Jeff Warden has jumped from an airplane around 3,000 times. His first jump was in 1991 as part of initial training to be a search and rescue technician out of Comox.
“It was something I had always wanted to do,” Warden said. “I am an adrenaline junkie like most of these guys here.”
The team would jump from a plane to help people lost, stranded or hurt in remote locations. If in the forest, the team would try to get their chute caught in a tree and then repel themselves down, if in the ocean they would land in the water. A helicopter would catch up with them and they would remove the patient.
The highest Warden has ever jumped from is 22,000 ft. The lowest was a 132 ft. base jump.
He started jumping tandem about seven years ago, working part time with operations like Pacific Airsports at the Campbell River airport.
After completing the tandem course, Warden’s first passenger was the instructor’s wife. As they went up, the instructor and his less than a year old baby waited on the ground for them.
This is still one of Warden’s more stressful situations and illustrates how jumping alone and jumping with a passenger are different.
“It’s a huge difference, only in terms of the fact that you have someone else’s life in your hands and you really have to respect that fact,” Warden said.
Warden said there are a few different kinds of people who come to skydive.
There are the adrenaline junkies, the ones who just want to have fun, people celebrating something, people who are marking it off their bucket list, and people who force themselves to come in order to overcome a fear.
“The one thing I always say is the person I get on the plane with and the person I land with are two different people, they really are, emotionally especially,” he said.

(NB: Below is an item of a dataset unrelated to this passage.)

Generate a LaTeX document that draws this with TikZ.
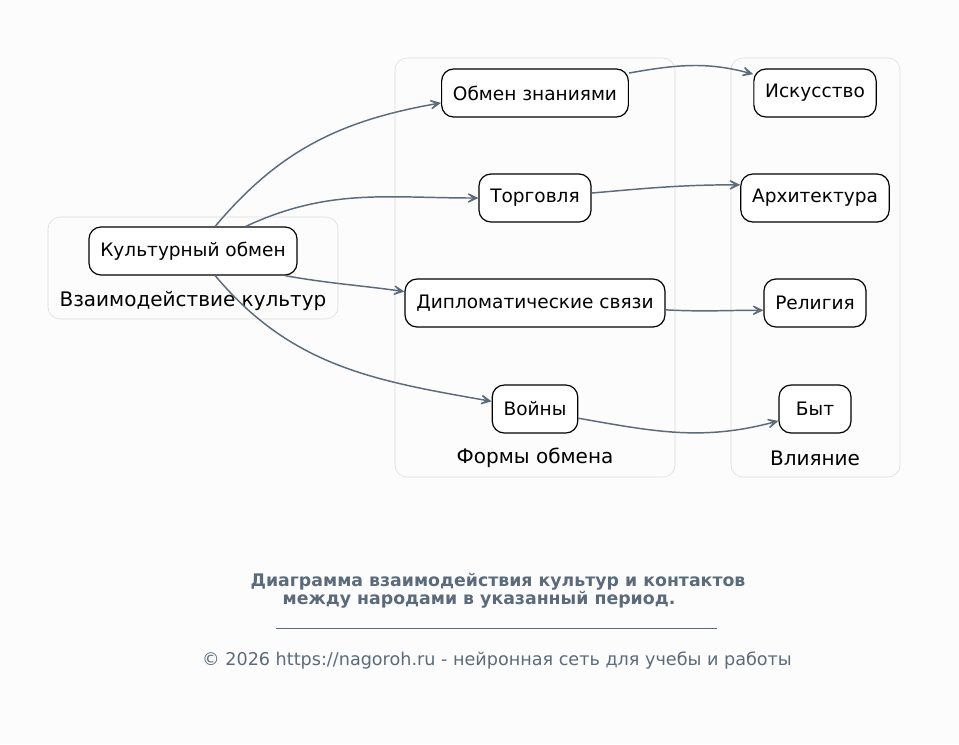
\documentclass[tikz,border=0pt]{standalone}
\usepackage{fontspec}
\setmainfont{DejaVu Sans}
\usetikzlibrary{arrows.meta}
\definecolor{edgec}{HTML}{5B6B7B}
\definecolor{clc}{HTML}{DADADA}
\definecolor{bgc}{HTML}{FCFCFC}
\begin{document}
\begin{tikzpicture}[x=0.75pt,y=0.75pt]
\tikzset{n/.style={draw=black,line width=0.9pt,rounded corners=9pt,fill=white,minimum height=36pt,minimum width=54pt,inner xsep=8.5pt,font=\fontsize{13.9}{16}\selectfont},
cl/.style={draw=clc,rounded corners=9pt},
lbl/.style={font=\fontsize{15}{18}\selectfont},
e/.style={draw=edgec,line width=1.1pt,-{Stealth[length=13pt,width=12.5pt,inset=9pt]}}}
\path[fill=bgc](0,0)rectangle(959,-744);
%%Khung nhóm
\draw[cl](48,-217)rectangle(338,-319);
\draw[cl](395,-58)rectangle(675,-477);
\draw[cl](731,-58)rectangle(900,-477);
\path(193,-301)node[lbl](Lk){Взаимодействие культур}
(535,-458)node[lbl](Lf){Формы обмена}
(815,-458)node[lbl](Lv){Влияние};
%%Node
\path(193,-251)node[n](K){Культурный обмен};
\path(535,-93)node[n](ZN){Обмен знаниями}++(0,-105)node[n](T){Торговля}++(0,-105)node[n](DP){Дипломатические связи}++(0,-106)node[n](W){Войны};
\path(815,-93)node[n](I){Искусство}++(0,-105)node[n](A){Архитектура}++(0,-105)node[n](R){Религия}++(0,-106)node[n](B){Быт};
\foreach \x/\y/\o/\i in {
K.48/ZN.186/50/190,
K.25/T.west/25/180,
K.-15/DP.175/-10/172,
K.-48/W.170/-50/170,
ZN.12/I.163/10/165,
T.5/A.170/5/180,
DP.-3/R.188/-3/180,
W.-12/B.198/-10/195}
\draw[e](\x)to[out=\o,in=\i](\y);
%%Chú thích
\path(498,-582)node[font=\fontsize{13}{15}\selectfont\bfseries,text=edgec](C1){Диаграмма взаимодействия культур и контактов}
(479,-600)node[font=\fontsize{13}{15}\selectfont\bfseries,text=edgec](C2){между народами в указанный период.};
\coordinate(U1)at(276,-628);
\coordinate(U2)at(717,-628);
\draw[edgec,line width=0.6pt](U1)--(U2);
\path(497,-660)node[font=\fontsize{13.2}{15}\selectfont,text=edgec](Cp){© 2026 https://nagoroh.ru - нейронная сеть для учебы и работы};
\end{tikzpicture}
\end{document}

A few weeks ago his passenger was a woman who was celebrating three months of sobriety. She had never been on an airplane sober. Warden said she was a bag of nerves on the way up, but when they got to the ground she told him how empowering it was.

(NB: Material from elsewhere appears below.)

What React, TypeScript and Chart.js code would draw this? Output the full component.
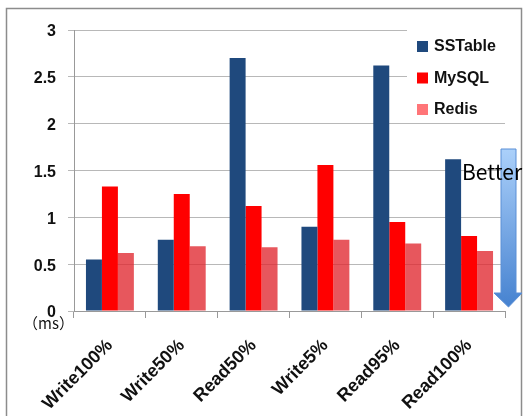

He has also jumped with people who have anxiety and do it as a form of therapy.
“I just love introducing people to the sport,” he said. “I love seeing their reaction to skydiving. I love seeing them get over their internal fears and anxiety.”
As for the jump itself, Warden said it is 30 seconds of chaos for about five minutes of absolute calm, and he loves both parts of it.
He also enjoys pointing out landmarks to people on the way down.